Protect yourself from bank failures by not having any money in the first place
Wife: pick a Christmas movie to watch.
Me: Lord of the Rings.
Wife: that’s not a Christmas movie.
Me: then why does it have elves?
Wife:
Me: plus Gandalf looks like Low Carb Santa.
wife: you forgot to take the garbage out
me: sorry. I’ll take 2 garbages out tonight
How do I tell my doctor I only like him as a friend
“Hi, I’m Rob Thomas for the Organ Donor Association. Give me your heart, make it real or else forget about it.”
Where I work customers love that we take credit cards, it doesn’t become complicated until I buy myself tickets to Fiji.
I get it, Christmas tree. I too am better when I’m lit up.
Marie Kondo: Does this item spark joy?
Daughter: YES!
Marie Kondo: Oookay… um, this paper cup from 3 weeks ago?
Daughter: Yes! It’s my favorite!
Marie Kondo: *holding up a broken crayon* Does this item spark joy?
Daughter: Yes!
Marie Kondo: *in tears* This popped balloon?
[i light up my epi pen and take a long drag] peanut allergy? i haven’t heard that name in years
He who understands women, dies under mysterious circumstances…
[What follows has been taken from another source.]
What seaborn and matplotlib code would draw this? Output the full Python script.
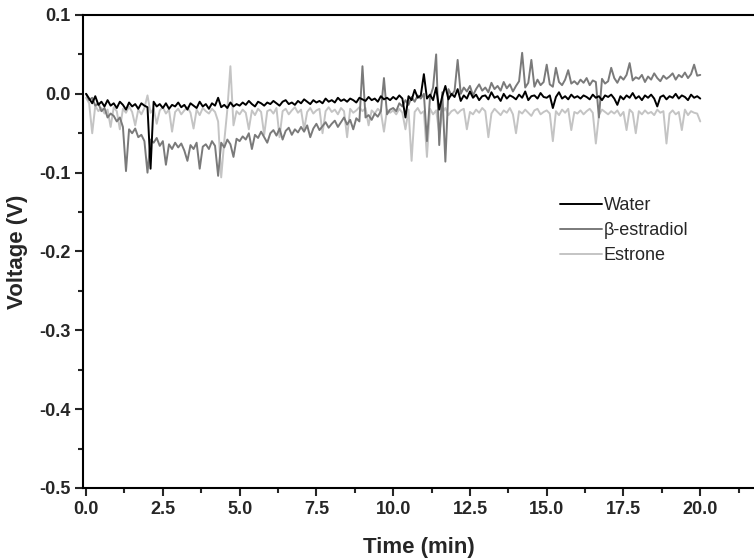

My father-in-law spent the morning teaching my daughter Spanish, and it was all wrong.
You told your cat how much you love him, but now it’s morning, the sun is out, you’re sober, and it’s just weird for both of you.
I’m just saying, instead of calling it a “mule”, it would have made more sense to call it a honkey.
Learning how to break wooden boards in karate is important in case you ever get in a fight with a house.
Just like Hitler with the tiny mustache, Kim Jong-Un is ruining that haircut for everyone else.
I was bitten by a radioactive vegan, and now I have the power to bore people to death.
Therapist: what’s upsetting you?
Wife: he’s always using common phrases incorrectly
Me: cry me a table, Linda
Oh, you’re about to earn your 3rd master’s degree? I’m still working on spelling “bananas” without singing “Hollaback Girl” in my head.
*Me presenting a life sized cardboard cutout of Keanu Reeves wearing a beret
Architecture Board: That’s not at all what “Neo-French” means…
I miss getting my misinformation from less places
Friend: when you first meet, tell her she looks prettier in person
Me: ok
[Later]
Her: Hi!
Me: Hi you look uglier online
[Talking to a giant banana] “Is that a human being in your pocket or are you just happy to see me?”
[petting friend’s new guidedog]
so how did you get here?
“he brought me”
wow
[later in bed w/ wife]
did you know dave’s dog can drive a car?
Whoever has my voodoo doll, please pull it’s hand out of its pants.
[gets anchor tattoo removed]
Oh dear
[slowly floats towards the sun]
why count sheep when I can count my troubles
Thanks, Word-Of-The-Day, I’m already familiar with “plateau.”